Nouveau compagnon de route des deux mastodontes cités page précédente, Espiritu sagrado de Chema Garcia Ibarra.
Premier film du gars, il aurait fait avant ça 2 courts.
97 minutes incroyables qui m'ont fait penser au topic "Les films sont ils trop longs" et qui a également fait écho à ma déception du Pacifiction de Serra, faisant bien pâle figure à côté du premier long métrage de son compatriote. Je me permets la comparaison car Espiritu Sagrado (L'esprit sacré) fait preuve d'un style et d'un ton, bien que l'écriture soit différente, qui m'y ont fait penser.
Une ambiance paranoïaque, un mystère/doute planant constamment, une envie d'y croire sans être vraiment certain du sens dans lequel on s'embarque jusqu'à la révélation finale, des séquences qui prennent le temps, avec une composition dans les plans travaillée (la photo n'est pas du même moule, moins en peinture que Pacifiction et plus en grain 90 d'un jetable de vacances, que j'ai également trouvé superbe, les deux font appel à une certaine nostalgie qui se reflète dans une esthétique onirique).
Sur tous ces points le film d'Ibarra m'a percuté et m'a rendu admiratif là où le film de Serra m'a surtout fait bailler sans parvenir à m'évoquer grand chose.
Il serait dommage de continuer à parler de ce film sur l'unique mode de la comparaison, mais j'ai pas pu m'empêcher de faire le lien (j'ai vu les deux dans une temporalité assez proche) et puis ça me permettra peut être d'en aguicher certain-e-s, j'aimerais franchement d'autres avis sur ce film.
J'ai été tenu en haleine tout du long, m'émerveillant à chaque minute du talent et de l'intelligence de la mise en scène avec si peu de moyens. Nombre de plans m'ont régalé (ce zoom dans le tunnel, ces cadrages lorsque plusieurs personnages sont à l'écran, les jeux de trompe l'oeil disséminés en toute subtilité), l'expression est un peu grossière mais c'est pourtant bien la bonne.
Des acteurs tous excellents et sans aucune fausse note (on se demande parfois s'il les a pas trouvé dans la rue tel quel) qui donnent corps à cette atmosphère et nous emmène dans cette quête d'une rencontre extraterrestre-divine permettant la libération spirituelle du genre humain (ouais rien que ça) en incarnant des personnages paradoxalement tout ce qu'il y a de plus palpables.
Ibarra filme avec une certaine tendresse ses personnages patibulaires, aux mines désenchantées ne demandant qu'à rêver de nouveau et dépeint une vie de quartier espagnol comme un nid d'âmes perdues, où la religion et le mysticisme ne sont qu'attrape paumés amenant les gens à se regrouper (dans des associations aux noms très comiques) pour ne pas être seul.

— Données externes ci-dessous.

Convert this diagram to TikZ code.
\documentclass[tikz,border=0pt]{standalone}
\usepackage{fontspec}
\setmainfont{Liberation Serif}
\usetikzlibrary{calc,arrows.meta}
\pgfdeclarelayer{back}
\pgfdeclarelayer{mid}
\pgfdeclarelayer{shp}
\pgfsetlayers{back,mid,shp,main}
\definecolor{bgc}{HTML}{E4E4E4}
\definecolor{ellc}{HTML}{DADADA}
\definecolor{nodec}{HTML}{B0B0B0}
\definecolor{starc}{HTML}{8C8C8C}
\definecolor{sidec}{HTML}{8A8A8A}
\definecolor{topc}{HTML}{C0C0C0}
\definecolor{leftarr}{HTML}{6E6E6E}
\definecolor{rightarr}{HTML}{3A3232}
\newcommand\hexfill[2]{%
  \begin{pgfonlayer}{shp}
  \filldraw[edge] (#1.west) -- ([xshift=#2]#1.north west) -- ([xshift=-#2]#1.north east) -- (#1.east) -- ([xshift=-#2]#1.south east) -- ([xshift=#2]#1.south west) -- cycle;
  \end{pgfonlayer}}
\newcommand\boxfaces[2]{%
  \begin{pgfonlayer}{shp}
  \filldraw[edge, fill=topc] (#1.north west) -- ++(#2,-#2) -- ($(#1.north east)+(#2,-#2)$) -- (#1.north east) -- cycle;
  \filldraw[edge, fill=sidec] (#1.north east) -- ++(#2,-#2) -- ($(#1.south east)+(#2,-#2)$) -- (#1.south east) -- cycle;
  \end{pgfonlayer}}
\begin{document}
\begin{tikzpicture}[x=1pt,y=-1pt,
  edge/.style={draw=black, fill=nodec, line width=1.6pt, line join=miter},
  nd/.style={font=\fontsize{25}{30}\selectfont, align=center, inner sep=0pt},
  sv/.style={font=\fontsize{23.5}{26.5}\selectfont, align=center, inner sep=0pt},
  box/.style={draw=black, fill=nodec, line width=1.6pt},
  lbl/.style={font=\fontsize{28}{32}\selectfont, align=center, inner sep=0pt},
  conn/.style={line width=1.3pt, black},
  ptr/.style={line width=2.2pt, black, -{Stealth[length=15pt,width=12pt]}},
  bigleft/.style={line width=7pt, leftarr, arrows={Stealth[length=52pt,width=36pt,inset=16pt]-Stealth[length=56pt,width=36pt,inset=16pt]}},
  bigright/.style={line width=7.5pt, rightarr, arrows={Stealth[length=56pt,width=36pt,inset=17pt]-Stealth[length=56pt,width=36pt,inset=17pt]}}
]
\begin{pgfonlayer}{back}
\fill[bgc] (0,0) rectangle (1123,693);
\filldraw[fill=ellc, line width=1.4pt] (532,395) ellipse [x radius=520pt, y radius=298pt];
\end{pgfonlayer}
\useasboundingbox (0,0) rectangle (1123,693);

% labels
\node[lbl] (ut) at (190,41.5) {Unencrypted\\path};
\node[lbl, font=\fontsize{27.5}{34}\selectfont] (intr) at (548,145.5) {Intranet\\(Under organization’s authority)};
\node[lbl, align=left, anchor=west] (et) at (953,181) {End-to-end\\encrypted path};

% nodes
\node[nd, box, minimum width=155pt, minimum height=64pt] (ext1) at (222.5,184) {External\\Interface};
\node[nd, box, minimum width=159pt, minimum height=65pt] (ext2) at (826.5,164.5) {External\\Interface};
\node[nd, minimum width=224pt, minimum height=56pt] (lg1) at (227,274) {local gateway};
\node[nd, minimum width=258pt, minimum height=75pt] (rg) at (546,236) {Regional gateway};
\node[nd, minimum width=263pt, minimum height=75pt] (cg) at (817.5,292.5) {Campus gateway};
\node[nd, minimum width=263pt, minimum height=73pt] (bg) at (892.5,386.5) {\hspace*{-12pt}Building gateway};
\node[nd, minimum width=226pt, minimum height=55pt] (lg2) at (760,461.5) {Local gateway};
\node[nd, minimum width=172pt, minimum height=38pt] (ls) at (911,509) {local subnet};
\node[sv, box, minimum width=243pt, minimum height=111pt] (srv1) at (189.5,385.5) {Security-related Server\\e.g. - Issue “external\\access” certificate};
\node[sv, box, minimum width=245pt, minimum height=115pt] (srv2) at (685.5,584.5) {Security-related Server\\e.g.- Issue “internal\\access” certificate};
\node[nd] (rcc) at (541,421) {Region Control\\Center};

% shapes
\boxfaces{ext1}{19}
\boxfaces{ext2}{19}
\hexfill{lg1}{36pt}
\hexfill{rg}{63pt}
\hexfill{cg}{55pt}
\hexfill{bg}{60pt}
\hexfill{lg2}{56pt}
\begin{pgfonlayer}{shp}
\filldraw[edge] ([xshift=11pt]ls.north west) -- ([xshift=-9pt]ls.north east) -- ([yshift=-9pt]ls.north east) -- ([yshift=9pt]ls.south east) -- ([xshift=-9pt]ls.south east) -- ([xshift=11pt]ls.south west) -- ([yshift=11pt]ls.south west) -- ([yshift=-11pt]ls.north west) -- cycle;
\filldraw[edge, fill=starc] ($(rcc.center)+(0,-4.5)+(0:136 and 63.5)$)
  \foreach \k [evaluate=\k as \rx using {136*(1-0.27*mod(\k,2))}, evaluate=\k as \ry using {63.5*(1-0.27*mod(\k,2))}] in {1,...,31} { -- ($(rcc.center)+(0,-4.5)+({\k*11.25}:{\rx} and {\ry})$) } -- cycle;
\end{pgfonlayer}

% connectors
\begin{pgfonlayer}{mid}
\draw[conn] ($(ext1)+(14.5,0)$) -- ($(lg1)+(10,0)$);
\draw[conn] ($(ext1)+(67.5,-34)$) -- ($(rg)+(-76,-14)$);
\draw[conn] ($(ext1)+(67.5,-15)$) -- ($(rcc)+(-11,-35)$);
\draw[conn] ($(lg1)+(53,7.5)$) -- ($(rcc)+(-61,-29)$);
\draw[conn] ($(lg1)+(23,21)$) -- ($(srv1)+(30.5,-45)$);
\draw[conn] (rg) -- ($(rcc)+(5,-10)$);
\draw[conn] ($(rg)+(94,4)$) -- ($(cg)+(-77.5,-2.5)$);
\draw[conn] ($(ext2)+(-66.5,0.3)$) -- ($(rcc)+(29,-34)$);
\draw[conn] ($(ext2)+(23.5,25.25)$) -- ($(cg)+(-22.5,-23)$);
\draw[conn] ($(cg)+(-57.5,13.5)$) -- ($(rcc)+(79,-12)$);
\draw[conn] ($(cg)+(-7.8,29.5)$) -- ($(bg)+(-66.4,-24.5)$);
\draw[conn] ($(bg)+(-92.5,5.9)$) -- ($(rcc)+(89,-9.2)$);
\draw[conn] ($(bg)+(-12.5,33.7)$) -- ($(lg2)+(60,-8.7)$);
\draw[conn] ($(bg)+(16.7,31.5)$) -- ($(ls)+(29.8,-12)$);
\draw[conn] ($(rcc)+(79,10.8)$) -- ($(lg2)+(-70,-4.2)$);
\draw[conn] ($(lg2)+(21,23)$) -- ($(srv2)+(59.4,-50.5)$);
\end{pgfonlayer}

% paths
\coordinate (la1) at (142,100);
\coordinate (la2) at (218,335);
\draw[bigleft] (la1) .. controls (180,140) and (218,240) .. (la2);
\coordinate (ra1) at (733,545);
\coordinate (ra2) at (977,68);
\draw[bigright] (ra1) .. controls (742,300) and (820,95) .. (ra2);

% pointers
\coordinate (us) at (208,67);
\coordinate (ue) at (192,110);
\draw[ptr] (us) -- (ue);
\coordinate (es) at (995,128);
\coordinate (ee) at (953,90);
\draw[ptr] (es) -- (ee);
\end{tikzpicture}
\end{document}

Tout est mis au service de ce que l'auteur veut raconter, il n'y a aucune fioriture et tout se déroule sans la moindre lourdeur.
On a l'impression parfois d'être dans du docu ou "film social" pour basculer la seconde d'après dans du Carpenter qui aurait croisé Brisseau, Almodovar et Lynch en chemin (ptai* si avec ça j'vous ai pas fait mordre). Pour ne pas être taxé de publicité mensongère je précise que j'y ai seulement pensé, je ne soutiens aucune comparaison approfondie.
Ça déborde de richesse, à la fois drôle, extrêmement sombre, touchant, avec un texte omniprésent qui nous laisse dans un éveil permanent et nous empêche de perdre une miette de ce qui se dit et se joue.
Arrive un moment de doute, une direction indiquant le chemin d'un sentiment que l'on musele d'instinct, qu'on avait pas vu venir ou plutôt pas voulu voir malgré les signaux en sourdine et qui se confirme à la fin, pour ma part, après que l'on se soit forcé à mener sa petite enquête pour être certain du drame auquel on vient d'assister.
La brûlure est vive, comme l'enfance que l'on croyait avoir retrouvé et qui s'envole sous nos yeux en toute conscience, et on prend la mesure vertigineuse de la mise en abîme à laquelle on a été spectateur.
On se rassure très vite en faisant le constat que ce film ne repose pas que sur son dénouement, Espiritu sagrado n'a pas la vulgarité du film à twist qui se dégonfle aussitôt l'artifice mis à nu, il brille par tous ses aspects, toute sa mise en place, et tout ce qu'il dit de beau caché dans le laid.
Certains diront sûrement "film de petit malin", si c'est ça j'en reprends volontiers.